- Data -

════

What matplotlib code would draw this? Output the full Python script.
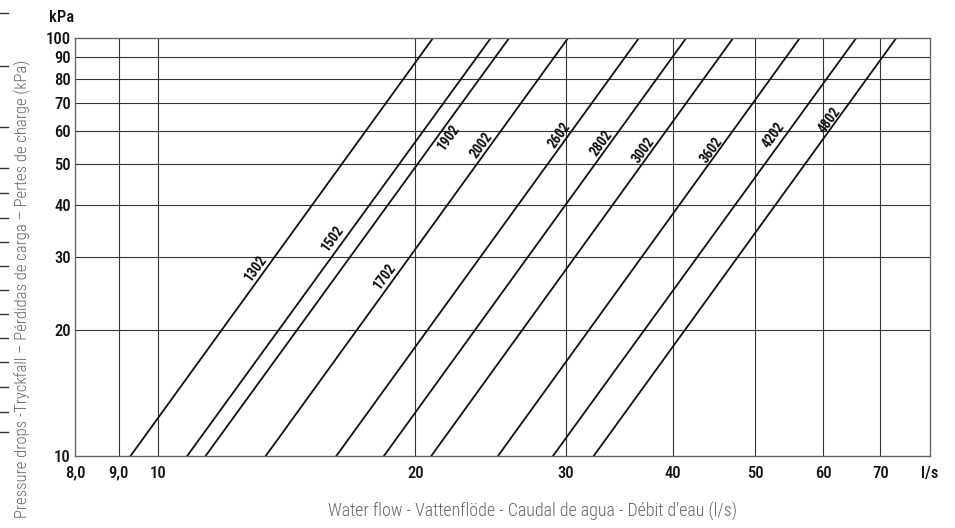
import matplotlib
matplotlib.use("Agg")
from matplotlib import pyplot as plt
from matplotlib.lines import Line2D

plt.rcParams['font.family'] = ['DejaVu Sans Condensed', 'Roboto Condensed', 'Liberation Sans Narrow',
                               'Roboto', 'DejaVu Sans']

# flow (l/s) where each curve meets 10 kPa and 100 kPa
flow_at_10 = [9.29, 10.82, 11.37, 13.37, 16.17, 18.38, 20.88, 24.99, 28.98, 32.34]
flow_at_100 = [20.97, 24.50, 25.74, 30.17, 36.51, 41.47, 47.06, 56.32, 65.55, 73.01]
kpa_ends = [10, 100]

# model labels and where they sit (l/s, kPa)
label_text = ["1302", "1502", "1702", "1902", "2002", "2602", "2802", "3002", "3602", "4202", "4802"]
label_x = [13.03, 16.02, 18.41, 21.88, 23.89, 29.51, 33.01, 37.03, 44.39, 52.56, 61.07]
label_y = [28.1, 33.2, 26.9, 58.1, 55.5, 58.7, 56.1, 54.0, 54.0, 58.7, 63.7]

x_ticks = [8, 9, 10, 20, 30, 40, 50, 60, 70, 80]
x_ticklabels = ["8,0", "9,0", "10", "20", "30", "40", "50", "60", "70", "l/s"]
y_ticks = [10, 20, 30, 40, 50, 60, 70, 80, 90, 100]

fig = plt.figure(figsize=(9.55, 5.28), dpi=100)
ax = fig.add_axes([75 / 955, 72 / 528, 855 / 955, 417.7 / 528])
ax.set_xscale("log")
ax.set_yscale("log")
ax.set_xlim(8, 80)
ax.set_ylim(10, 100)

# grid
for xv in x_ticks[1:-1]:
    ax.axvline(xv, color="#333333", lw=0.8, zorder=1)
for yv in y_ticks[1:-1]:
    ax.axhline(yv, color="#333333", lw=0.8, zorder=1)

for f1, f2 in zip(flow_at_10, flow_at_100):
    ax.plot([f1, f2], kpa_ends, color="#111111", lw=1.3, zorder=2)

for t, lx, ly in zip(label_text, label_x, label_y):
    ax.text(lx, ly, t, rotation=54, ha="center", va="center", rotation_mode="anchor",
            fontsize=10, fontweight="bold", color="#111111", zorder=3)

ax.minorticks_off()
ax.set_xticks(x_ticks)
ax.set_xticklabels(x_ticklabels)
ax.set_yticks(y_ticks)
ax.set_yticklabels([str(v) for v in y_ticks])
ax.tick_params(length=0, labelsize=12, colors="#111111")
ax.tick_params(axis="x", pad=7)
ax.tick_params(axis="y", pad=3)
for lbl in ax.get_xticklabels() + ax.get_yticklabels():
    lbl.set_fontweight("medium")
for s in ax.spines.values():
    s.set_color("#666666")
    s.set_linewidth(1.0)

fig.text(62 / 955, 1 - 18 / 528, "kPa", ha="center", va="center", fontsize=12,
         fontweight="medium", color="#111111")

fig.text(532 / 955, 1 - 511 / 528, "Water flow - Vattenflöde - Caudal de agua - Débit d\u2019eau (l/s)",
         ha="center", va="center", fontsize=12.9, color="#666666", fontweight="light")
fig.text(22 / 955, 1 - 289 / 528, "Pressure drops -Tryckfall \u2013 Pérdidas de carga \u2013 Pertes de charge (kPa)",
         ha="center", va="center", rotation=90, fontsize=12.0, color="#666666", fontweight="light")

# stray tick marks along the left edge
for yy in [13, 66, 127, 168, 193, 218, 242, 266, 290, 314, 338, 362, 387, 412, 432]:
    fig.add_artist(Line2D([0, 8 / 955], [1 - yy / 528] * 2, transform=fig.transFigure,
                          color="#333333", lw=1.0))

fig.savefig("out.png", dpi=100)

════

Up to and including the line with "54.0, 58.7, 63.7]", copy the data above from its first line. Skip pictures.

What matplotlib code would draw this? Output the full Python script.
import matplotlib
matplotlib.use("Agg")
from matplotlib import pyplot as plt
from matplotlib.lines import Line2D

plt.rcParams['font.family'] = ['DejaVu Sans Condensed', 'Roboto Condensed', 'Liberation Sans Narrow',
                               'Roboto', 'DejaVu Sans']

# flow (l/s) where each curve meets 10 kPa and 100 kPa
flow_at_10 = [9.29, 10.82, 11.37, 13.37, 16.17, 18.38, 20.88, 24.99, 28.98, 32.34]
flow_at_100 = [20.97, 24.50, 25.74, 30.17, 36.51, 41.47, 47.06, 56.32, 65.55, 73.01]
kpa_ends = [10, 100]

# model labels and where they sit (l/s, kPa)
label_text = ["1302", "1502", "1702", "1902", "2002", "2602", "2802", "3002", "3602", "4202", "4802"]
label_x = [13.03, 16.02, 18.41, 21.88, 23.89, 29.51, 33.01, 37.03, 44.39, 52.56, 61.07]
label_y = [28.1, 33.2, 26.9, 58.1, 55.5, 58.7, 56.1, 54.0, 54.0, 58.7, 63.7]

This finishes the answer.